Defendants' other argument -- that race is a permissible factor that police may use in pursuing criminal investigations -- will not be discussed here because it essentially asks the court to grant summary judgment in their favor on the § 1981 claims, a motion not originally presented for the court's review. Moreover, this argument is moot due to the dismissal of the § 1981 claims.
F. Refusal to Dismiss Title VI Claims
Likewise, the defendants argue that the court should have dismissed plaintiffs' Title VI claims because they require the same pleading elements as fourteenth amendment equal protection claims. As the defendants admit, to raise a valid claim under Title VI, the plaintiff must allege that the conduct in question had a racially discriminatory effect; the plaintiff does not need to allege an intent to discriminate. Lora v. Board of Educ., 456 F. Supp. 1211, 1277 (E.D.N.Y. 1978), vacated on other grounds, 623 F.2d 248 (2d Cir. 1980). The defendants thus argue that the specific allegations in the complaint do not show disparate impact as required for a valid Title VI claim. The court disagrees and preserves its original decision that the facts alleged in the complaint are sufficient to support a Title VI claim. The court finds that the facts presented in the complaint, especially the factual allegations in paragraphs 57 through 76, properly allege discrimination against black persons.
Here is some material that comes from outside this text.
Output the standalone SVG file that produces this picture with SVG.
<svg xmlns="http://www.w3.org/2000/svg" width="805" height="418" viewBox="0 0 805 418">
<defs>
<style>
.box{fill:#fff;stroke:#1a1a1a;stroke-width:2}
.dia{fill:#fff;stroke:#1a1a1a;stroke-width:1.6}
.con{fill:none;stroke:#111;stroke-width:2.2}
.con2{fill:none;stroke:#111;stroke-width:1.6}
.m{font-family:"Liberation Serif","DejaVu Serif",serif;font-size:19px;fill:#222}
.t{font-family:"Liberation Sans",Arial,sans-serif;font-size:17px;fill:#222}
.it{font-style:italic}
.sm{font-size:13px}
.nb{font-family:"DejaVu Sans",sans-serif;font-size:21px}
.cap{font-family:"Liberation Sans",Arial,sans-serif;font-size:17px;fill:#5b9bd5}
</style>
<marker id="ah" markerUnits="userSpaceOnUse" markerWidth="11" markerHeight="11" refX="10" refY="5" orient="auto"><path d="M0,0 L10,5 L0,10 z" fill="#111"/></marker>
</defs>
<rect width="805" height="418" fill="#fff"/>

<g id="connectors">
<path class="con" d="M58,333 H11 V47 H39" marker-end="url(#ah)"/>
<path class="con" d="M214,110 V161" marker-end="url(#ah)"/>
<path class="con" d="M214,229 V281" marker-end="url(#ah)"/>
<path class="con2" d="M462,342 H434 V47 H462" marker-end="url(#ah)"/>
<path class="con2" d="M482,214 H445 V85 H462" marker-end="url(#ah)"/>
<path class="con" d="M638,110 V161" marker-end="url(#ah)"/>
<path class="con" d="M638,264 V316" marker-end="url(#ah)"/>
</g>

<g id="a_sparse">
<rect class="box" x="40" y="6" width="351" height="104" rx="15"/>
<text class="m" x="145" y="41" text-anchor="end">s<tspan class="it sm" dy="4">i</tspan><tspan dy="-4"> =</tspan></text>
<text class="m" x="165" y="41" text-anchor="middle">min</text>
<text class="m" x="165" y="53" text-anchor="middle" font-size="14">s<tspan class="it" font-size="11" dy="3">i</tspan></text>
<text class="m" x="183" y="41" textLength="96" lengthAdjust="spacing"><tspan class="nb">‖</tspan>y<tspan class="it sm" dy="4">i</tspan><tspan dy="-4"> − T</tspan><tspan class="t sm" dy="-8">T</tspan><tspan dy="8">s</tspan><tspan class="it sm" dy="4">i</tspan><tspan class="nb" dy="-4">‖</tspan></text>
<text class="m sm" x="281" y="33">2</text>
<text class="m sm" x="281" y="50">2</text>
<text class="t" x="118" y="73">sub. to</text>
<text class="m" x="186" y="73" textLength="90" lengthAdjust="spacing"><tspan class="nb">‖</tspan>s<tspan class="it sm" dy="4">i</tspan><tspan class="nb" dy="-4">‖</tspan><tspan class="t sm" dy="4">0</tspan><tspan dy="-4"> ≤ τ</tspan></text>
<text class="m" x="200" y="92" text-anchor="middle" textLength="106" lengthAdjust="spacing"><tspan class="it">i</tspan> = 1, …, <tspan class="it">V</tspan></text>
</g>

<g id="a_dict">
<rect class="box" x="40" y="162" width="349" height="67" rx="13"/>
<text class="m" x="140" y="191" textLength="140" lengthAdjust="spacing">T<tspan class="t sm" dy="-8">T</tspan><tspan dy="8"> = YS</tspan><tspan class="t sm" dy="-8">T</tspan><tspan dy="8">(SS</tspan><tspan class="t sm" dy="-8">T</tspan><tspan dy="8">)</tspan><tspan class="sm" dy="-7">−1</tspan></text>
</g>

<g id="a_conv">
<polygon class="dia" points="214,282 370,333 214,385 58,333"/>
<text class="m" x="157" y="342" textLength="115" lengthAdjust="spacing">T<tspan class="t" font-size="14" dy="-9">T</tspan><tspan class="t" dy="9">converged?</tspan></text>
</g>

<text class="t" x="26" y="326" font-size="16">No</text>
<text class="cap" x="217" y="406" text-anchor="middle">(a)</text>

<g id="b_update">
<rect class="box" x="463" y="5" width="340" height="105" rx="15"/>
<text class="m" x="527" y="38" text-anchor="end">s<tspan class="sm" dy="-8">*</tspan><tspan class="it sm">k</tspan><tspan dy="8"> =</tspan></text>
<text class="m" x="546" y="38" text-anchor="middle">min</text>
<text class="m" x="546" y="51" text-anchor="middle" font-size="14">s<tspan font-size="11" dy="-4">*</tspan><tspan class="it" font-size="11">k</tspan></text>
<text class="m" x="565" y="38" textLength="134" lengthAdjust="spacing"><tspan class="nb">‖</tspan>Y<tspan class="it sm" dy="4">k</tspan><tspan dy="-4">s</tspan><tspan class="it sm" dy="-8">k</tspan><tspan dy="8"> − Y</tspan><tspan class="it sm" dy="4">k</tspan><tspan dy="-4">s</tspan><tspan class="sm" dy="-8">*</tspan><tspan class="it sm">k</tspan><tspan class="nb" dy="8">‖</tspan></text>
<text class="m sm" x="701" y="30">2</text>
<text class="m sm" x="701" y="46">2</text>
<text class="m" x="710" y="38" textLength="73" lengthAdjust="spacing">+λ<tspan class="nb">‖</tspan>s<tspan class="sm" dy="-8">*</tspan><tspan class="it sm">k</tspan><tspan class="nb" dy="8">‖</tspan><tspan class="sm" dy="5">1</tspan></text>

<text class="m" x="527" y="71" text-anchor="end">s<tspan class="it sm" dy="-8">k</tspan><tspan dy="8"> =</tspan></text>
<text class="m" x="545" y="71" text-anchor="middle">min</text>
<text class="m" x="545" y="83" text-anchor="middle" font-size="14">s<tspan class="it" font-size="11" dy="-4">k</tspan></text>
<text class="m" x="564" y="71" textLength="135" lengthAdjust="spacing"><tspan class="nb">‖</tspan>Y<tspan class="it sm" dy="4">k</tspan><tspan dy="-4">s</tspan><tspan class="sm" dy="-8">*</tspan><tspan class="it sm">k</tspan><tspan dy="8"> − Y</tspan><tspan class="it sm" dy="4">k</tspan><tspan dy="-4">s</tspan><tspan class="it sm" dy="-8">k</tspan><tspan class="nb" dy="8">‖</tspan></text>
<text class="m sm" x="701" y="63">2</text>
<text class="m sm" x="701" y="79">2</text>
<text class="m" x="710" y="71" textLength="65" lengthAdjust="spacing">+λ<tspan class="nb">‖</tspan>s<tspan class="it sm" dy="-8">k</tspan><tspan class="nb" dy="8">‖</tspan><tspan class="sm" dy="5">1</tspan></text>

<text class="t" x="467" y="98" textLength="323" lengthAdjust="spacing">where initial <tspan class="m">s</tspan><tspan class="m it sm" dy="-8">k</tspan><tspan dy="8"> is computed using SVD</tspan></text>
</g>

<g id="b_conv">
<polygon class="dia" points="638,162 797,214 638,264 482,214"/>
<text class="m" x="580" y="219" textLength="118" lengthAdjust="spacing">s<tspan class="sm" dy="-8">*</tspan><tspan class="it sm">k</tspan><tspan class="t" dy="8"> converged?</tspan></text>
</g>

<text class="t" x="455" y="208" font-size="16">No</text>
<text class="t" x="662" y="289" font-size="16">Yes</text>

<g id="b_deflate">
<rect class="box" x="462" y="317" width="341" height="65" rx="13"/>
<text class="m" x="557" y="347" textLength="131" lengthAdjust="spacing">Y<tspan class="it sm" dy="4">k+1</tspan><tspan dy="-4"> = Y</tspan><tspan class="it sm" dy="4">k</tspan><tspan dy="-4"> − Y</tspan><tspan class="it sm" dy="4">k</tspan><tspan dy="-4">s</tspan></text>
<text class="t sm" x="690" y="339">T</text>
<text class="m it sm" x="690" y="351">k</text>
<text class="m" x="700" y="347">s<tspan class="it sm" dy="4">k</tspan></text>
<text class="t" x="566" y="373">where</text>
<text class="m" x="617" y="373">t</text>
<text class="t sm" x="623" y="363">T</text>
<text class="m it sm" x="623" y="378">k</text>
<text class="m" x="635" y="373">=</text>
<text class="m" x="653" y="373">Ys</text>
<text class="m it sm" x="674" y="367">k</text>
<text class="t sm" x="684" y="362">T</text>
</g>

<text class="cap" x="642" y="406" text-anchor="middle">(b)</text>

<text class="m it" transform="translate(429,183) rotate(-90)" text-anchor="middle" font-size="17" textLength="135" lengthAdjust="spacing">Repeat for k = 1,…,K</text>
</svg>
G. Availability of Compensatory Damages Under Title VI
On a related noted, plaintiffs seek reconsideration of the court's holding that compensatory damages are not available under Title VI. Plaintiffs clarify upon reconsideration that they seek relief under Title VI based on the theory of intentional discrimination. Viewing the Title VI claim in that light, monetary damages are an available remedy. See Franklin v. Gwinnett County Pub. Sch., U.S. , 112 S. Ct. 1028, 1035 (1992), citing, Guardians Ass'n v. Civil Serv. Comm'n, 463 U.S. 582, 595, 103 S. Ct. 3221, 3229, 77 L. Ed. 2d 866 (1983) (noting that damages are available under Title VI for intentional violations). Thus, the plaintiffs' motion for reconsideration on this ground is granted.
H. Qualified Immunity Under § 1981
The law enforcement defendants, both those employed by the state and those who are City of Oneonta employees, now claim that their actions in conducting the investigation are protected by qualified immunity. The court refers back to Section D of this order for the qualified immunity standard.
It is clear that the law delineating proper conduct during questioning by law enforcement officials was clearly established at the time of this investigation. However, none of these defendants has presented the court with evidence regarding his actions. Thus, it is impossible for the court to assess whether their conduct during the investigation was objectively reasonable in light of established law. Thus, the defendants motion for qualified immunity is denied.
I. State Law Cause of Action Based on Hollman and Debour Cases
Defendants assert for the first time on this motion for reconsideration that the plaintiffs have no vehicle under state law by which to recover for violations of state law involving investigatory stops by law enforcement officials. Without reaching the merits, the court summarily declines to entertain this argument because of its improper inclusion in a motion for reconsideration. Motions for reconsideration are not vehicles for advancing theories or arguments which could have, but were not, advanced in the original motion." Larsen, 816 F. Supp. at 114. Because the court finds no reason why this argument could not have been advanced in the earlier motion, it refuses to consider it now. Thus, defendants' motion for reconsideration on these grounds is denied.
J. Court's Finding that State Law Violations Do Not Constitute Violations of the Equal Protection Clause
Plaintiffs assert that violations of state law may be used to support a violation of the federal constitution, more specifically the equal protection clause of the fourteenth amendment. The Supreme Court in Snowden v. Hughes, stated that:
not every denial of a right conferred by state law involves a denial of the equal protection of the laws . . . [and] the unlawful administration by state officers of a state statute fair on its face, resulting in its unequal application to those who are entitled to be treated alike, is not a denial of equal protection unless there is shown to be present in it an element of intentional or purposeful discrimination . . . [and this] discriminatory purpose is not presumed, there must be a showing of "clear and intentional discrimination."
Snowden v. Hughes, 321 U.S. 1, 8, 64 S. Ct. 397, 401, 88 L. Ed. 497 (1944) (citations omitted).
The Second Circuit elaborated on this decision in FSK Drug Corp. v. Perales, stating:
[a] claim of selective application of a facially lawful state regulation requires a showing that: (1) the person, compared with others similarly situated, was selectively treated, and (2) the selective treatment was motivated by an intention to discriminate on the basis of impermissible considerations, such as race or religion, to punish or inhibit the exercise of constitutional rights, or by a malicious or bad faith intent to injure the person.